Setting the tone are Kevin Chamberlain's Gaetano Proclo, a nice guy, sure, but no pushover; and Brooks Ashmanskas's Chris, who is campy and free-spirited without ever going so far over the top that he makes us stop believing that he's actually just an ordinary man who, in the still-very-closeted '70s, probably never feels this free or open anywhere else he goes. (Indeed, one of the things I love about this production is its clear subtext that gay people are everywhere and just-like-you-and-me.)

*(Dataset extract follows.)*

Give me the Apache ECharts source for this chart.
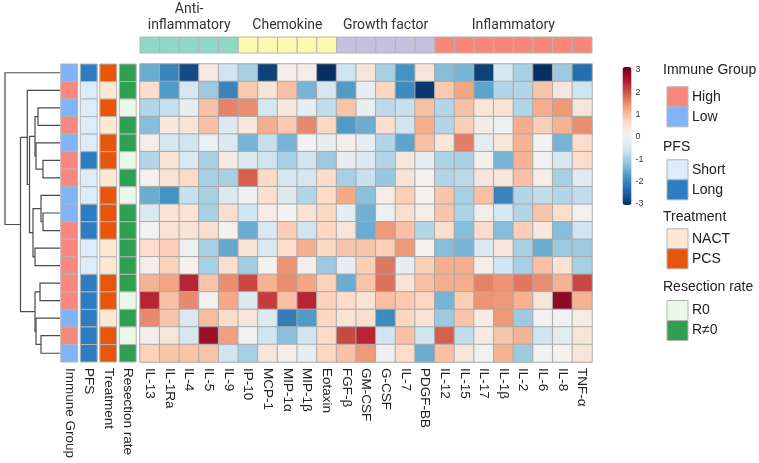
<!DOCTYPE html>
<html><head><meta charset="utf-8">
<script src="https://cdn.jsdelivr.net/npm/echarts@6/dist/echarts.min.js"></script>
<style>html,body{margin:0;padding:0;background:#fff}#c{width:759px;height:463px}</style>
</head><body><div id="c"></div>
<script>
// ---------- DATA ----------
const rowIds = ['S1','S2','S3','S4','S5','S6','S7','S8','S9','S10','S11','S12','S13','S14','S15','S16','S17'];
const annotCols = ['Immune Group','PFS','Treatment','Resection rate'];
const cytokines = ['IL-13','IL-1Ra','IL-4','IL-5','IL-9','IP-10','MCP-1','MIP-1α','MIP-1β','Eotaxin','FGF-β','GM-CSF','G-CSF','IL-7','PDGF-BB','IL-12','IL-15','IL-17','IL-1β','IL-2','IL-6','IL-8','TNF-α'];
const groupNames = ['Anti-\ninflammatory','Chemokine','Growth factor','Inflammatory'];
const cytokineGroup = [0,0,0,0,0,1,1,1,1,1,2,2,2,2,2,3,3,3,3,3,3,3,3];

const immuneGroup = ['Low','High','Low','High','Low','High','High','Low','Low','High','High','High','High','High','Low','High','Low'];
const pfs         = ['Long','Short','Short','Short','Short','Long','Short','Short','Long','Long','Short','Short','Long','Long','Long','Long','Long'];
const treatment   = ['PCS','NACT','PCS','NACT','PCS','PCS','NACT','PCS','PCS','PCS','NACT','NACT','PCS','PCS','NACT','PCS','PCS'];
const resection   = ['R≠0','R≠0','R0','R≠0','R≠0','R0','R≠0','R0','R≠0','R≠0','R≠0','R≠0','R≠0','R0','R≠0','R0','R≠0'];

const values = [
 [-1.5,-2.0,-2.7,0.2,-0.6,-1.0,-2.8,0.1,0.15,-3.0,-0.6,0.35,-1.0,-1.8,0.35,-1.3,-1.4,-2.8,-0.5,-1.0,-3.0,-1.1,-2.3],
 [0.5,-1.7,-0.5,-1.1,-2.0,0.8,0.4,0.9,-1.4,-0.5,-1.7,-0.2,0.65,-1.9,-2.9,0.8,1.2,-1.6,-0.9,-0.9,0.85,0.35,-0.6],
 [-0.9,-0.7,-0.2,0.9,1.5,1.4,-0.5,0.3,-0.2,-0.75,0.85,-0.2,-0.8,-0.7,0.9,-0.9,0.9,0.35,0.4,-0.9,1.1,1.3,0.35],
 [-1.3,0.3,0.4,0.9,-0.4,0.3,1.1,0.8,1.45,0.65,-1.7,-1.5,0.5,-0.6,1.1,-0.9,0.75,0.2,-0.15,1.1,0.75,1.05,1.4],
 [0.15,-0.5,-0.6,-0.15,-0.4,-1.4,-0.7,-1.4,0,-0.2,0.1,-0.2,-0.9,-1.6,0.9,0.3,1.55,-0.3,0.35,1.05,0,-1.4,0.55],
 [-0.9,0.4,-0.45,-1.0,0.2,-0.4,-0.6,-1.0,-0.6,-1.1,-0.2,-0.4,-0.9,0.35,-0.2,-0.95,-1.0,0.1,-1.4,1.05,-0.05,-0.5,0.55],
 [0.05,0.4,0.6,-1.0,-1.0,1.8,0.6,-0.5,-0.5,0.55,-1.0,-0.7,-1.15,0.4,0.05,-0.9,-0.8,0.35,0.35,0.9,0.1,-1.0,-0.35],
 [-1.5,-1.8,-0.7,-1.0,-0.4,-0.1,0.5,-0.4,-0.9,0.6,1.15,-1.25,0.15,0.75,0.05,0.85,-1.0,0.9,-2.0,-0.9,-0.75,-0.9,-0.75],
 [-0.45,0.4,0.4,-1.0,0.5,-0.6,0.15,0.0,0.4,0.65,-0.25,-1.45,-0.1,0.5,0.15,0.85,-0.95,0.15,-0.5,-0.9,0.85,0.5,0.05],
 [0,0.4,0.4,0.5,0.05,-1.5,-0.45,0.75,-0.6,0.65,0.35,-1.5,1.3,0.9,-0.9,0.5,-1.3,0.55,-1.3,0.75,0.25,-1.3,-0.6],
 [0.55,0.75,-0.1,-1.0,-1.55,0.4,-0.45,0.55,1.1,0.65,0.85,0.85,0.75,1.3,0.05,-1.3,-1.4,-0.45,0.35,-1.0,-1.5,-1.1,-1.1],
 [0.1,0.7,0.05,-1.0,0.5,-1.05,0.05,1.35,0.1,-1.1,-0.25,0.75,1.6,-0.2,0.75,1.1,1.1,0.1,-0.6,-1.0,0.9,0.4,-1.0],
 [1.05,1.2,2.3,0.85,1.4,2.0,1.05,1.4,1.2,0.7,-1.5,0.85,1.65,0.4,0.9,1.1,1.1,1.5,1.35,1.6,1.4,1.05,2.0],
 [2.3,0.9,1.45,0.05,1.15,-0.4,2.1,0.9,2.3,0.7,0.55,0.4,0.9,0.8,0.65,-1.4,0.75,1.35,1.3,1.05,0.35,2.7,1.05],
 [1.45,0.85,-0.45,0.95,0.55,0.35,-0.4,-2.1,-1.7,0.65,0.4,0.5,-1.9,0.65,0.4,-1.1,0.85,0.2,1.3,-1.1,-0.05,-0.05,0.15],
 [0.1,0.35,-0.5,2.6,1.25,0,-0.6,-1.25,-0.6,0.6,2.0,2.3,-0.6,0.9,-0.6,1.8,-0.75,0.2,0.85,1.05,-0.6,-0.3,0.35],
 [0.7,0.85,0.85,0.85,-0.6,-1.0,0.35,0.15,-0.2,0.65,0.9,1.3,-0.1,0.55,-1.5,0.9,0.35,-0.05,1.05,-1.1,-0.05,0.05,0.35]
];

// dendrogram merges: [left, right, height]; >=0 leaf row index, <0 -> merge index -(k+1)
const merges = [
 [5,6,17],[4,-1,24],[2,3,22],[-3,-2,25],
 [8,9,17],[7,-5,19],[10,11,25],[-6,-7,27],
 [-4,-8,30.5],[1,-9,32.7],
 [12,13,20],[15,16,19],[14,-12,24],[-11,-13,25],
 [-10,-14,39.5],[0,-15,55]
];

// ---------- STYLES ----------
const annotColors = [
 {High:'#F8887E', Low:'#80B3F7'},
 {Short:'#DEEBF8', Long:'#2C7DC2'},
 {NACT:'#FDE9D2', PCS:'#E8560C'},
 {'R0':'#EAF8E7', 'R≠0':'#2FA052'}
];
const groupColors = ['#8FD8C6','#FFF9B0','#C6BFE0','#F8877A'];
const rdbu = ['#053061','#2166ac','#4393c3','#92c5de','#d1e5f0','#f2f2f2','#fddbc7','#f4a582','#d6604d','#b2182b','#67001f'];
const annotArrays = [immuneGroup, pfs, treatment, resection];
const labelFont = {fontFamily:'Liberation Sans', fontSize:13.5, color:'#222'};

// ---------- BUILD ----------
const heatData = [];
values.forEach((row, r) => row.forEach((v, c) => heatData.push([c, r, v])));
const annotData = [];
annotArrays.forEach((arr, c) => arr.forEach((v, r) => annotData.push([c, r])));
const topData = cytokines.map((n, i) => [i, 0]);
const groupSpans = groupNames.map((g, gi) => {
  const idx = cytokineGroup.map((x, i) => x === gi ? i : -1).filter(i => i >= 0);
  return [idx[0], idx[idx.length - 1]];
});
function nodeInfo(ref) {
  if (ref >= 0) return {h: 0, y: ref};
  const m = merges[-ref - 1];
  const a = nodeInfo(m[0]), b = nodeInfo(m[1]);
  return {h: m[2], y: (a.y + b.y) / 2};
}
const dendroData = merges.map(m => [m[2], (nodeInfo(m[0]).y + nodeInfo(m[1]).y) / 2]);

const hiddenCat = (data, inv) => ({type:'category', data, show:false, inverse: !!inv});
const chart = echarts.init(document.getElementById('c'));
const option = {
  animation: false,
  grid: [
    {left:59.5, top:64, width:78, height:298},
    {left:140, top:64, width:452, height:298},
    {left:140, top:37, width:452, height:16},
    {left:4, top:64, width:56, height:298},
    {left:622.5, top:70, width:9, height:134}
  ],
  xAxis: [
    {type:'category', gridIndex:0, data:annotCols, axisLine:{show:false}, axisTick:{show:false},
     axisLabel:Object.assign({rotate:-90, margin:6, interval:0}, labelFont)},
    {type:'category', gridIndex:1, data:cytokines, axisLine:{show:false}, axisTick:{show:false},
     axisLabel:Object.assign({rotate:-90, margin:6, interval:0}, labelFont)},
    Object.assign(hiddenCat(cytokines), {gridIndex:2}),
    {type:'value', gridIndex:3, min:0, max:56, inverse:true, show:false},
    {type:'value', gridIndex:4, show:false}
  ],
  yAxis: [
    Object.assign(hiddenCat(rowIds, true), {gridIndex:0}),
    Object.assign(hiddenCat(rowIds, true), {gridIndex:1}),
    Object.assign(hiddenCat(['group']), {gridIndex:2}),
    {type:'value', gridIndex:3, min:-0.5, max:16.5, inverse:true, show:false},
    {type:'value', gridIndex:4, min:-3, max:3, interval:1, position:'right',
     axisLine:{show:false}, axisTick:{show:false}, splitLine:{show:false},
     axisLabel:{fontSize:9, color:'#333', margin:4, fontFamily:'Liberation Sans'}}
  ],
  visualMap: {
    type:'continuous', min:-3, max:3, seriesIndex:1, inRange:{color:rdbu},
    left:622.5, top:67, itemWidth:9, itemHeight:138, padding:0, calculable:false, hoverLink:false
  },
  series: [
    { type:'custom', xAxisIndex:0, yAxisIndex:0, clip:false, data:annotData,
      renderItem(params, api) {
        const c = api.value(0), r = api.value(1);
        const p = api.coord([c, r]); const s = api.size([1, 1]);
        const col = annotColors[c][annotArrays[c][r]];
        return {type:'rect', shape:{x:p[0]-s[0]/2+1.3, y:p[1]-s[1]/2, width:s[0]-2.6, height:s[1]},
          style:{fill:col, stroke:'#b4b4b4', lineWidth:1}};
      }},
    { type:'heatmap', xAxisIndex:1, yAxisIndex:1, data:heatData,
      itemStyle:{borderColor:'#a9a9a9', borderWidth:1}, emphasis:{disabled:true} },
    { type:'custom', xAxisIndex:2, yAxisIndex:2, clip:false, data:topData,
      renderItem(params, api) {
        const i = api.value(0);
        const p = api.coord([i, 0]); const s = api.size([1, 1]);
        return {type:'rect', shape:{x:p[0]-s[0]/2, y:p[1]-s[1]/2, width:s[0], height:s[1]},
          style:{fill:groupColors[cytokineGroup[i]], stroke:'#b4b4b4', lineWidth:1}};
      }},
    { type:'custom', xAxisIndex:2, yAxisIndex:2, clip:false, data:groupSpans,
      renderItem(params, api) {
        const a = api.coord([api.value(0), 0]), b = api.coord([api.value(1), 0]);
        const s = api.size([1, 1]);
        return {type:'text', style:{text:groupNames[params.dataIndex], x:(a[0]+b[0])/2, y:a[1]-s[1]/2-4,
          align:'center', verticalAlign:'bottom', fill:'#333', font:'14px Roboto', lineHeight:16}};
      }},
    { type:'custom', xAxisIndex:3, yAxisIndex:3, clip:false, data:dendroData,
      renderItem(params, api) {
        const m = merges[params.dataIndex];
        const a = nodeInfo(m[0]), b = nodeInfo(m[1]);
        const pts = [api.coord([a.h, a.y]), api.coord([m[2], a.y]), api.coord([m[2], b.y]), api.coord([b.h, b.y])];
        return {type:'polyline', shape:{points:pts}, style:{stroke:'#4a4a4a', lineWidth:1.2, fill:null}};
      }}
  ]
};

// legend (graphic)
const legendTitleY = [72, 149, 219, 289];
const legendBoxY = [86.3, 159.3, 228.3, 300];
const graphics = [];
annotColors.forEach((map, gi) => {
  graphics.push({type:'text', left:663, top:legendTitleY[gi]-9, style:{text:annotCols[gi], fill:'#222', font:'14px "Liberation Sans"'}});
  Object.keys(map).forEach((k, ki) => {
    const y = legendBoxY[gi] + ki*20;
    graphics.push({type:'rect', left:666.5, top:y, shape:{width:21, height:20}, style:{fill:map[k], stroke:'#b4b4b4', lineWidth:1}});
    graphics.push({type:'text', left:692, top:y+3.5, style:{text:k, fill:'#222', font:'14px "Liberation Sans"'}});
  });
});
option.graphic = graphics;
chart.setOption(option);
</script></body></html>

Adam Seitz is wonderfully droll and matter-of-fact as Abe, the cashier at the Ritz, and Lucas Near-Verbrugghe and David Turner are terrific as Tiger and Duff (they show off some impressive dancing chops in Googie's number, too). Patrick Kerr is very funny as the fetishistic Claude, again without sacrificing his humanity; the other patrons are played by a passel of mostly buff and always game actors, one-time gay porn star Ryan Idol among them, who all seem perfectly cast. (While we're talking about porn let me mention that although the language is sometimes on the blue side, there's no nudity to speak of here; The Ritz is admirably tame.)
Ashlie Atkinson and Lenny Venito (as Proclo's wife and brother-in-law, respectively) are over-the-top, but they're playing broad Italian American stereotypes on purpose. And utterly larger-than-life—pretty much stealing the show out from under everybody else, in fact—is Rosie Perez, also doing a stereotype (Puerto Rican spitfire), but doing it so well and with such warmth and sense of purpose that we never lose sight of the fact that Googie is a real person too, appearances to the contrary. Perez has star quality to spare and spectacular comic sense; her timing is uncanny and her show-stopping musical number—a grotesque montage of '60s/'70s musical theatre hits—is brilliantly performed; she seems to be somehow channeling Eartha Kitt by way of Abbe Lane, or something.
Credit for the success of that splendid number must be shared with Paul Huntley, who has designed an array of remarkable wigs for Perez; William Ivey Long, who provides her with the exactly right (by which I mean wrong) evening gown; and especially Seth Rudetsky, whose arrangement of her songs—which include very obvious items like "People" and "Maybe This Time" and completely incongruous ones like "Sabbath Prayer" from Fiddler on the Roof—is almost miraculously witty. (The opening bit of the medley, which will not be disclosed here, is absolutely priceless.)
Rudetsky also has a small on-stage role in Act Two, performing "Magic to Do" for what amounts to a 10-second sight gag that's also very funny. He appears to be having a blast, as do all of his colleagues on that Studio 54 stage, and as will, I predict, pretty much anybody lucky enough to be in the audience.
The Ritz, almost quaint and old-fashioned in some ways, may not be the most urgent play to revive right now, but I'm glad to report that having chosen it, the Roundabout has done it more than proud. This is a bona fide Broadway hit, and we always need one of those.